-- Start of Records provided --

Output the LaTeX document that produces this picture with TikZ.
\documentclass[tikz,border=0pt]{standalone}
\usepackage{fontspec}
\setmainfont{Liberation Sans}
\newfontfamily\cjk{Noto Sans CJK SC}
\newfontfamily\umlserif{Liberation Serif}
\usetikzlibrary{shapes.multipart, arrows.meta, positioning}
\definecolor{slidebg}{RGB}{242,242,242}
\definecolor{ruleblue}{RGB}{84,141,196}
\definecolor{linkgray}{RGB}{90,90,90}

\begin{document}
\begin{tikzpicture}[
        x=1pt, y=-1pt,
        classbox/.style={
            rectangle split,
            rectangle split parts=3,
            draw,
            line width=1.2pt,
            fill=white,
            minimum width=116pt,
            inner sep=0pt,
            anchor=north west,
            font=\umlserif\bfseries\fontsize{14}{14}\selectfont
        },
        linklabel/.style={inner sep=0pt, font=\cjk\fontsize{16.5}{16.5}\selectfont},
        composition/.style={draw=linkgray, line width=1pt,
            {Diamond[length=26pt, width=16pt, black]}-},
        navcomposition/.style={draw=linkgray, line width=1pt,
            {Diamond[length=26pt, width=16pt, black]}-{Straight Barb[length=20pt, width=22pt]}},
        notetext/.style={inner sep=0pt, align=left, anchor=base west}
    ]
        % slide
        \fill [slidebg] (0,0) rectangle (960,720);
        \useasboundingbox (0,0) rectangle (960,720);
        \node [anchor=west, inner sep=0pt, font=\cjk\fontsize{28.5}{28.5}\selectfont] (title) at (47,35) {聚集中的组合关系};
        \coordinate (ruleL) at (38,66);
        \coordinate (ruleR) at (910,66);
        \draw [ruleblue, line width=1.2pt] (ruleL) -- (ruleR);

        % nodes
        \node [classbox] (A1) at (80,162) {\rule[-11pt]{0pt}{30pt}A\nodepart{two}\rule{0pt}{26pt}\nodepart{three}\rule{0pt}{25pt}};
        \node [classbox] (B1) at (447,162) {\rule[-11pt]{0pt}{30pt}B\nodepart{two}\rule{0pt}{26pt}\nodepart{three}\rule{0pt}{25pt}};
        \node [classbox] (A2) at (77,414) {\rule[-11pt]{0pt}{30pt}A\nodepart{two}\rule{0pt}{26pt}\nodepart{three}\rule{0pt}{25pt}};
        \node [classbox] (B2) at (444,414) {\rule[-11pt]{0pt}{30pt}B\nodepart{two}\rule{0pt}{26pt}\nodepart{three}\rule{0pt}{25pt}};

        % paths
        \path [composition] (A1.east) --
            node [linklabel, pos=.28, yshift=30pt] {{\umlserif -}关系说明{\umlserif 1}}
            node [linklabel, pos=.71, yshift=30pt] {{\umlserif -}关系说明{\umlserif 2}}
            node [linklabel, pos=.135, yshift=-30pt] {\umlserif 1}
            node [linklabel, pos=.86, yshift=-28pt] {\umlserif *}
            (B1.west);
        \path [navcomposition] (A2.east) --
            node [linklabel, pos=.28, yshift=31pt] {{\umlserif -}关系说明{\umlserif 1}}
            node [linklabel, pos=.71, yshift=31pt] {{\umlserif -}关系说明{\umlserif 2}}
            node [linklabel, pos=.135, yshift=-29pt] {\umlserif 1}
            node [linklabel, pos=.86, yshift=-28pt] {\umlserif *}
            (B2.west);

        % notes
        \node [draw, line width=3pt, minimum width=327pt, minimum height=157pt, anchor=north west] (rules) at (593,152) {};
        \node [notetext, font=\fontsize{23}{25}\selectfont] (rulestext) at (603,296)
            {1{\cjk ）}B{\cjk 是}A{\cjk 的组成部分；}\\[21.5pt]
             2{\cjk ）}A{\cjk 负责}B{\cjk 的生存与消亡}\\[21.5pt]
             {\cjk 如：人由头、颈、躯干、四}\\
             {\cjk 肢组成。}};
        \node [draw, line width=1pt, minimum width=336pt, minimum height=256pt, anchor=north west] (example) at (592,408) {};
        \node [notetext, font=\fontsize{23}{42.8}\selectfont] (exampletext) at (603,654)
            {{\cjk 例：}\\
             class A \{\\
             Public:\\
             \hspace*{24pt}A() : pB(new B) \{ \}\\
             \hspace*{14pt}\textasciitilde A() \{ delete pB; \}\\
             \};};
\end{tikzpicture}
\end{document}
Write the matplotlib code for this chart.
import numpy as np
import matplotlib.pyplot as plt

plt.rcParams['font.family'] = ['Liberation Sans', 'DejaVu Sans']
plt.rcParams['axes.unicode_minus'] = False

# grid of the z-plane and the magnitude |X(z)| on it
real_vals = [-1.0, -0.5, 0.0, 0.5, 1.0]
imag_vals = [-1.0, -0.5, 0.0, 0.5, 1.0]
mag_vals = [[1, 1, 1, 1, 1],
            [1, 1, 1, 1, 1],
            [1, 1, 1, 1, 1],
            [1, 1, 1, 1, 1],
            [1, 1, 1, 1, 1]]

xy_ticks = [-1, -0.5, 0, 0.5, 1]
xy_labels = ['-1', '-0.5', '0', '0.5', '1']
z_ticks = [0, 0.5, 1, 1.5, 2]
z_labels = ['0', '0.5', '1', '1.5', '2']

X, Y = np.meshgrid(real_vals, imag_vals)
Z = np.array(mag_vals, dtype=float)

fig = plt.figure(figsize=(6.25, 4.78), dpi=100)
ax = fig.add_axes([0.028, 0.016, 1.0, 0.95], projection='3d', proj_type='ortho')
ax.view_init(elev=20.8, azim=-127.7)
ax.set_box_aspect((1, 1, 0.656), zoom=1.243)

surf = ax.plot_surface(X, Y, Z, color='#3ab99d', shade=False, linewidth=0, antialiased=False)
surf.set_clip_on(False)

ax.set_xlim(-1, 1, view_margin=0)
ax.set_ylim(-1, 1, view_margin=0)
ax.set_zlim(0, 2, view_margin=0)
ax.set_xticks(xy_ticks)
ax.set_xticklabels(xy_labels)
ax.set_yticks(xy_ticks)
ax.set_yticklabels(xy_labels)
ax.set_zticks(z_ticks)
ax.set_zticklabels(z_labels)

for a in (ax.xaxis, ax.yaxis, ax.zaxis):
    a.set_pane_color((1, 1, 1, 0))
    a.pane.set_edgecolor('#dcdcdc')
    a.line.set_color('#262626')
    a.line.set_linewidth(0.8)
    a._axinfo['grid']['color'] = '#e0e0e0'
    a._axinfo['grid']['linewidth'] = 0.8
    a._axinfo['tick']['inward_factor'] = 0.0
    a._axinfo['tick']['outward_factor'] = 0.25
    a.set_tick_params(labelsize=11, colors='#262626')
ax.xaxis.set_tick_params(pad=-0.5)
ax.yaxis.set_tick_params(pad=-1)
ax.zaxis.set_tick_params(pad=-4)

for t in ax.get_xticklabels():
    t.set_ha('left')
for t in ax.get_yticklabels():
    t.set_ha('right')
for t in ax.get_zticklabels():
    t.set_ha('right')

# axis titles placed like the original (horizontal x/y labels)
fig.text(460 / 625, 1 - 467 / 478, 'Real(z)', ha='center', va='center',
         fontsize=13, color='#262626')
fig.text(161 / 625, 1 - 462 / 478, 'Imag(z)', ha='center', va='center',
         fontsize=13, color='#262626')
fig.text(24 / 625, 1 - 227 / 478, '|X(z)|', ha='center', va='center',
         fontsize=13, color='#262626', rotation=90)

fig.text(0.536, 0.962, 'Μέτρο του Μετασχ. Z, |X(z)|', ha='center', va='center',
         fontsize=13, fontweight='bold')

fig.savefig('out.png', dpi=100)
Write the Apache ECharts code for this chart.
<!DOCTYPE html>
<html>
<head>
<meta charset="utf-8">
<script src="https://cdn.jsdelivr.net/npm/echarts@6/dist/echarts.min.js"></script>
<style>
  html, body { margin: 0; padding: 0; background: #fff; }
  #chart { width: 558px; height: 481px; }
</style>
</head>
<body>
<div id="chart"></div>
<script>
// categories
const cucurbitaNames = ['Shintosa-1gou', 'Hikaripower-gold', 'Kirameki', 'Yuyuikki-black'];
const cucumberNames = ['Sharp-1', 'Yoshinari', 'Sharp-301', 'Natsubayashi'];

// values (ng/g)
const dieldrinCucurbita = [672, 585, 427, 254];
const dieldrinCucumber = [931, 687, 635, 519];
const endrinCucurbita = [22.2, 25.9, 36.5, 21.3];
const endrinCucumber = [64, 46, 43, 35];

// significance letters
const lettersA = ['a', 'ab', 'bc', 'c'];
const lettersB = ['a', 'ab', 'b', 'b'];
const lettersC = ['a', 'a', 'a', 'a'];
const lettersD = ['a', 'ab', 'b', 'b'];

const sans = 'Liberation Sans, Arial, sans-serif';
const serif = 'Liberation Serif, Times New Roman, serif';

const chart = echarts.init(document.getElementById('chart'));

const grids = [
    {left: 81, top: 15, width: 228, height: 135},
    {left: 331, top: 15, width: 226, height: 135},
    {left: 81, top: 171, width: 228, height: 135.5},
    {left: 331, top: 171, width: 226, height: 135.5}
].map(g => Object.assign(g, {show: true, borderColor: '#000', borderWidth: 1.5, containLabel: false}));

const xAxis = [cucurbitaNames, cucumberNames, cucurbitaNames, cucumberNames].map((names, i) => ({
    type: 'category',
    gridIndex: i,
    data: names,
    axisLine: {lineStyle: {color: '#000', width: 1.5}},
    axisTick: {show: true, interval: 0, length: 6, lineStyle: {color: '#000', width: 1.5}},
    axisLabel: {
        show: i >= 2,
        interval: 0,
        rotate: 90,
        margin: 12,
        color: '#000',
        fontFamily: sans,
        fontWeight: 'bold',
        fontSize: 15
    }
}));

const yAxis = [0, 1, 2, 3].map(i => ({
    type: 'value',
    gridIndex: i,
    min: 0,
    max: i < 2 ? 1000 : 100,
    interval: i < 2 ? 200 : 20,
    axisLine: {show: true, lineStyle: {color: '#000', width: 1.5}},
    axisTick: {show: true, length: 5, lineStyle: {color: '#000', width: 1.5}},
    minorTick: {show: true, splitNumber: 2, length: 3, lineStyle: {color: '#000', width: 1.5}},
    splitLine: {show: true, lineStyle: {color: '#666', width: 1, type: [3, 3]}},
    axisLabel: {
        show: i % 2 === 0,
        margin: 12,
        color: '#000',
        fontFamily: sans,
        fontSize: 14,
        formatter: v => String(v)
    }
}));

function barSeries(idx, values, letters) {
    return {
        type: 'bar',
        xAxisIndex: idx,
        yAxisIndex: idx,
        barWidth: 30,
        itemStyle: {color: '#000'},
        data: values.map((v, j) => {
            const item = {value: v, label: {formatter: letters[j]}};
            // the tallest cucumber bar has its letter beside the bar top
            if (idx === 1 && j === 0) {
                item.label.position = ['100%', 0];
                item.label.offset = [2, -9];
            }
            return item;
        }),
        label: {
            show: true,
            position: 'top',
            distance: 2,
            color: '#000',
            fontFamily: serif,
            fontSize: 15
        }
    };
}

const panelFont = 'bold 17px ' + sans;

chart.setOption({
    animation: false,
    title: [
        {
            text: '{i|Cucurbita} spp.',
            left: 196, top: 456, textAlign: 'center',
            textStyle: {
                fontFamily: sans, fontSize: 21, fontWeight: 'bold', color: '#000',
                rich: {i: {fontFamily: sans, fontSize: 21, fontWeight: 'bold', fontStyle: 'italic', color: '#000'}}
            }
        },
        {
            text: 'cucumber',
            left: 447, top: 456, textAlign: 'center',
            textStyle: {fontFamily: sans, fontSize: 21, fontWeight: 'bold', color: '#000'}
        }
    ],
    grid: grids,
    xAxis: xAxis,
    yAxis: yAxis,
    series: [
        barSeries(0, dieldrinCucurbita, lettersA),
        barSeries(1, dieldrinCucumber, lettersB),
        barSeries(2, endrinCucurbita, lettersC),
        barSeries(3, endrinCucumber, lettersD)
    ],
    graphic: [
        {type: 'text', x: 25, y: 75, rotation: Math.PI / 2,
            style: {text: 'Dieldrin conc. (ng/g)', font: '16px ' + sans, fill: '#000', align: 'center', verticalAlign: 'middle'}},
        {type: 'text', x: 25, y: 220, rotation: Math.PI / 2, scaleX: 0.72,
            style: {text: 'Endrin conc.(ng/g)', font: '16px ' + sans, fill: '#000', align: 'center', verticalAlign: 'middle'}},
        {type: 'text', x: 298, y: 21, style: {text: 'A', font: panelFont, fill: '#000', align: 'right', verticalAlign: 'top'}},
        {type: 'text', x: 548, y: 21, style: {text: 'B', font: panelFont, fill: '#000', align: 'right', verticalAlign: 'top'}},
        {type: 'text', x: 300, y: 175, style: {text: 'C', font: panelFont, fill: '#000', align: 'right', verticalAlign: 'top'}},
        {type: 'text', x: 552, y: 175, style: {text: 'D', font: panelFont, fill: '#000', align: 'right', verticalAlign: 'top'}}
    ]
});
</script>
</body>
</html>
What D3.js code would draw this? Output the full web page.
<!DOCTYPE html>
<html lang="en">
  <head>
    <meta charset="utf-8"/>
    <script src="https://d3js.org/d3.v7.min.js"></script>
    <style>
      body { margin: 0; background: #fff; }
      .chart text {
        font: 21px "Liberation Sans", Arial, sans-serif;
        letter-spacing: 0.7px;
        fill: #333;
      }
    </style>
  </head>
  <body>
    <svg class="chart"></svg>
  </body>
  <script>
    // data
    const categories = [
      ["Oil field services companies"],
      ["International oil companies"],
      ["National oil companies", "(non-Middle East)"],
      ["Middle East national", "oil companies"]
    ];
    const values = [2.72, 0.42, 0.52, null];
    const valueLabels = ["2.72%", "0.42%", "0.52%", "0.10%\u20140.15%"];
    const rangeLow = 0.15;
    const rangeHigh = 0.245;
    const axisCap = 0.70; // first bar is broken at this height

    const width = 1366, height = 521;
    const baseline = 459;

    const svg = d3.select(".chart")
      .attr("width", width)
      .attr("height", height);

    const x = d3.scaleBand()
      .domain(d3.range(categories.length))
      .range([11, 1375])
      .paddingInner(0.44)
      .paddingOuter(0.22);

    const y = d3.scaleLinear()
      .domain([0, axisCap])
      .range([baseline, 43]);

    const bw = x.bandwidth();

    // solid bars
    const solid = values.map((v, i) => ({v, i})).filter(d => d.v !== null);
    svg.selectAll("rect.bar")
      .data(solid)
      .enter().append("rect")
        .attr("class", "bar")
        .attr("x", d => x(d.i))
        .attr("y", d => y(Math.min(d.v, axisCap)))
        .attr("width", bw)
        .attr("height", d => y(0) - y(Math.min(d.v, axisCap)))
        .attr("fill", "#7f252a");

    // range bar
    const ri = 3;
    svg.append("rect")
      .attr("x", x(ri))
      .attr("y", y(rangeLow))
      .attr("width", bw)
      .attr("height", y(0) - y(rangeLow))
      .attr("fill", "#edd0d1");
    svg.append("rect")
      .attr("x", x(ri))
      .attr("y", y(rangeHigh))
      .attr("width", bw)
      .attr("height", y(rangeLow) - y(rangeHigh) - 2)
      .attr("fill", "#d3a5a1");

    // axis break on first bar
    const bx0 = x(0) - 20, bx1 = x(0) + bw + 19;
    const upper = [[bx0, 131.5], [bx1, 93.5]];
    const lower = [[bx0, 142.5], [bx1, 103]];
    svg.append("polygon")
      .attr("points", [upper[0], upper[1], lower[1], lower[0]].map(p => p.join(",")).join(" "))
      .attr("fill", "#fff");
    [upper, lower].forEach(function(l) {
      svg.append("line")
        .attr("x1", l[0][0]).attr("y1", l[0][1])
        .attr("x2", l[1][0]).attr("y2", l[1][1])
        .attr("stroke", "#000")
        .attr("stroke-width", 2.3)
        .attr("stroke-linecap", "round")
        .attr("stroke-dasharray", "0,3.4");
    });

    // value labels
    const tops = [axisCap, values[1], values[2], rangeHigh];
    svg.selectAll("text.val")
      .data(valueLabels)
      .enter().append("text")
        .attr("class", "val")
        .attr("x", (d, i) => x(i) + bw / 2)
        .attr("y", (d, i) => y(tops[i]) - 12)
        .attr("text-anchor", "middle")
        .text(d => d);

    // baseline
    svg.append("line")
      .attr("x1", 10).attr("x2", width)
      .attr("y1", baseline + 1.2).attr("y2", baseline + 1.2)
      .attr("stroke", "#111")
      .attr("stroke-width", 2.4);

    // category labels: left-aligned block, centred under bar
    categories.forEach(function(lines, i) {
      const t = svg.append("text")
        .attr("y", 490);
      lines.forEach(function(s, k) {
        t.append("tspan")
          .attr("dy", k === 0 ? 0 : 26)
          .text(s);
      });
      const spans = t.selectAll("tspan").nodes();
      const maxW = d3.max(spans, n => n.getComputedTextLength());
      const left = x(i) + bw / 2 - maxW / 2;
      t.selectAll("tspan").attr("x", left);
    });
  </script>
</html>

-- End of Records provided --

Exercise: Repeat the entries above verbatim, but only from the line that has "Write the matplotlib code for this chart." down to the line that has "ax.set_zticklabels(z_labels)", inclusive.

Solution to this exercise:
Write the matplotlib code for this chart.
import numpy as np
import matplotlib.pyplot as plt

plt.rcParams['font.family'] = ['Liberation Sans', 'DejaVu Sans']
plt.rcParams['axes.unicode_minus'] = False

# grid of the z-plane and the magnitude |X(z)| on it
real_vals = [-1.0, -0.5, 0.0, 0.5, 1.0]
imag_vals = [-1.0, -0.5, 0.0, 0.5, 1.0]
mag_vals = [[1, 1, 1, 1, 1],
            [1, 1, 1, 1, 1],
            [1, 1, 1, 1, 1],
            [1, 1, 1, 1, 1],
            [1, 1, 1, 1, 1]]

xy_ticks = [-1, -0.5, 0, 0.5, 1]
xy_labels = ['-1', '-0.5', '0', '0.5', '1']
z_ticks = [0, 0.5, 1, 1.5, 2]
z_labels = ['0', '0.5', '1', '1.5', '2']

X, Y = np.meshgrid(real_vals, imag_vals)
Z = np.array(mag_vals, dtype=float)

fig = plt.figure(figsize=(6.25, 4.78), dpi=100)
ax = fig.add_axes([0.028, 0.016, 1.0, 0.95], projection='3d', proj_type='ortho')
ax.view_init(elev=20.8, azim=-127.7)
ax.set_box_aspect((1, 1, 0.656), zoom=1.243)

surf = ax.plot_surface(X, Y, Z, color='#3ab99d', shade=False, linewidth=0, antialiased=False)
surf.set_clip_on(False)

ax.set_xlim(-1, 1, view_margin=0)
ax.set_ylim(-1, 1, view_margin=0)
ax.set_zlim(0, 2, view_margin=0)
ax.set_xticks(xy_ticks)
ax.set_xticklabels(xy_labels)
ax.set_yticks(xy_ticks)
ax.set_yticklabels(xy_labels)
ax.set_zticks(z_ticks)
ax.set_zticklabels(z_labels)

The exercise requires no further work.